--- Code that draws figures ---
---+---

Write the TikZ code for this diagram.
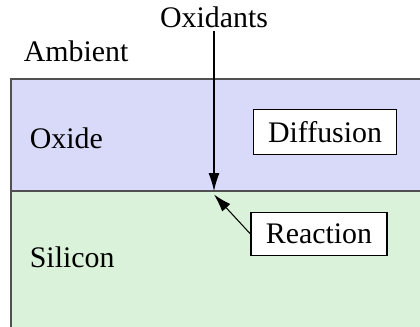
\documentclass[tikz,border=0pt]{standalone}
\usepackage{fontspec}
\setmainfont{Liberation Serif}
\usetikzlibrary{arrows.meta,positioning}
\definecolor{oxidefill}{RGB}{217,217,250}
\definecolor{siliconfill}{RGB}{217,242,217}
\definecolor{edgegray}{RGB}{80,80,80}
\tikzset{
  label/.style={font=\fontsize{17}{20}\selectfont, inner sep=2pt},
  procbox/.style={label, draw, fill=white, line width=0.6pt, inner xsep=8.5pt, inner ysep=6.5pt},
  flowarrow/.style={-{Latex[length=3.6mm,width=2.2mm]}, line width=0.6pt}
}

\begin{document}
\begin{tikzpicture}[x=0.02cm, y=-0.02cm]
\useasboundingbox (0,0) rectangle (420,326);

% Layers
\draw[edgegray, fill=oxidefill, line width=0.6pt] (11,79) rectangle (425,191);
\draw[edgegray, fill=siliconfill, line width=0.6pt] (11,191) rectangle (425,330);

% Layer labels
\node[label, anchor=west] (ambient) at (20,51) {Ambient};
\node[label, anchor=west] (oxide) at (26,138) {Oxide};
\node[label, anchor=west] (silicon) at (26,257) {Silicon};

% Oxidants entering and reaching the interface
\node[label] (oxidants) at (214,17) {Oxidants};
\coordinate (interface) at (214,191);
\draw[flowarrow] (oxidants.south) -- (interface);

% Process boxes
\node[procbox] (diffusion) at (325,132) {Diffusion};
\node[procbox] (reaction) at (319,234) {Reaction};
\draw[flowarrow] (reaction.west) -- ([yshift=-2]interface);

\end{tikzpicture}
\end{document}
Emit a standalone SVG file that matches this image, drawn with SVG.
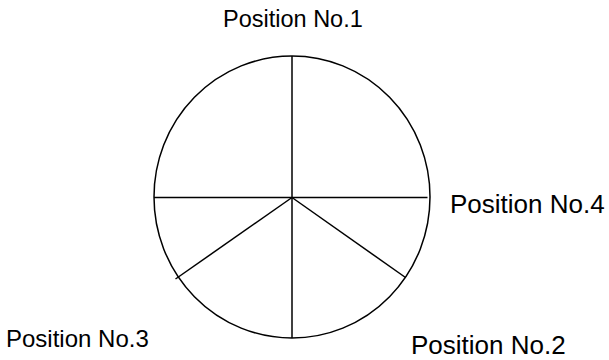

---+---

--- Stated task ---
Leave the pictures out, and restate exactly the lines from the start of the records through the one that contains "(0,0) rectangle (420,326);".

--- Task answer ---
Write the TikZ code for this diagram.
\documentclass[tikz,border=0pt]{standalone}
\usepackage{fontspec}
\setmainfont{Liberation Serif}
\usetikzlibrary{arrows.meta,positioning}
\definecolor{oxidefill}{RGB}{217,217,250}
\definecolor{siliconfill}{RGB}{217,242,217}
\definecolor{edgegray}{RGB}{80,80,80}
\tikzset{
  label/.style={font=\fontsize{17}{20}\selectfont, inner sep=2pt},
  procbox/.style={label, draw, fill=white, line width=0.6pt, inner xsep=8.5pt, inner ysep=6.5pt},
  flowarrow/.style={-{Latex[length=3.6mm,width=2.2mm]}, line width=0.6pt}
}

\begin{document}
\begin{tikzpicture}[x=0.02cm, y=-0.02cm]
\useasboundingbox (0,0) rectangle (420,326);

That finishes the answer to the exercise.